Almodóvar procede a una estilización casi inédita (similar a la de Hable con ella, 2002), donde como es costumbre en él, se sirve de los géneros como soporte y como marco, no como condicionante restrictivo, que guíe las directrices del relato con el que moldear, tanto el tono global del film, como la configuración de arquetipos. Del fantástico y del terror se apropia para sus intereses de la figura del mad doctor, bebiendo directamente de la cenital alusión cinéfila de La piel que habito, la cult-movie Ojos sin rostro (Les yeux san visage, 1960), o al menos, la que sirve como fuente de inspiración para crear cierta poesía malsana y retorcida desde unos trazos limpios y puros (alberga cuidadosos momentos líricos, especialmente en el tramo que sucede en el pazo gallego), desoyendo la tendencia habitual de abocarse al gótico.
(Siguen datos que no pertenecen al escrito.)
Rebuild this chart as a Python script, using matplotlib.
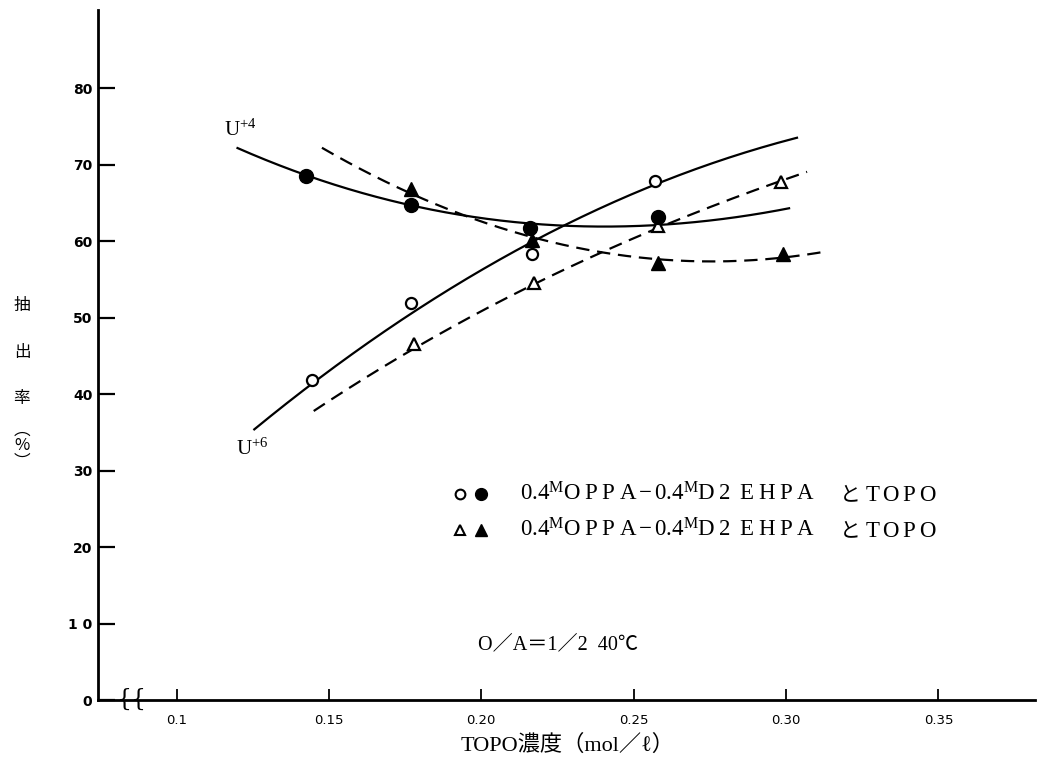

Existe un timbre aséptico, en consonancia con su orientación de anticipación científica, con alusiones a la transgénesis incluida, donde la cámara recoge con minuciosa meticulosidad el trabajo del doctor, tal como ya sucedía al observar la actividad del enfermero Benigno en Hable con ella. Pero no es menos cierto, que el realizador manchego también demuestra su querencia por el film noir, demostrada con creces en Carne trémula (1997), tanto en el dibujo de su personal femme fatale, como en albergar cierto tono onírico, cuando el film vuelve al pasado y procede a la legibilidad del primer segmento, una atrevida apertura en media res llena de interrogantes e inquietud. También el planteamiento de la trama puede hermanarse con aquellos argumentos laberínticos que rozaban el surrealismo, donde se albergaba al protagonista en una pesadilla, tipo Con la horas contadas (D.O.A, 1950), y no tanto con el recurrido melodrama folletinesco, aunque en su final ejecute una sátira consigo mismo, dejando patente lo extremo de la historia cuando Vera (Elena Anaya, en una composición rica en matices) explica a Cristina (Bárbara Lennie) el motivo de su desaparición.
Porque La piel que habito es sobre todo la lucha del compromiso que adquiere Vera con su identidad. En la construcción del ser perfecto, el cuerpo ya no es lugar de lo auténtico, simbolizado aquí a través de la piel sintética. Como si fuese el proceso inverso del transexual, que busca acomodar lo físico a su condición interna. En este trenzado de sueños en los que se fusionan el doctor Legrand y Vera planea un perenne aire fatalista, marcado por la expresividad majestuosa de la música de Alberto Iglesias, para advertirnos que lo que somos no puede venir impuesto por nadie.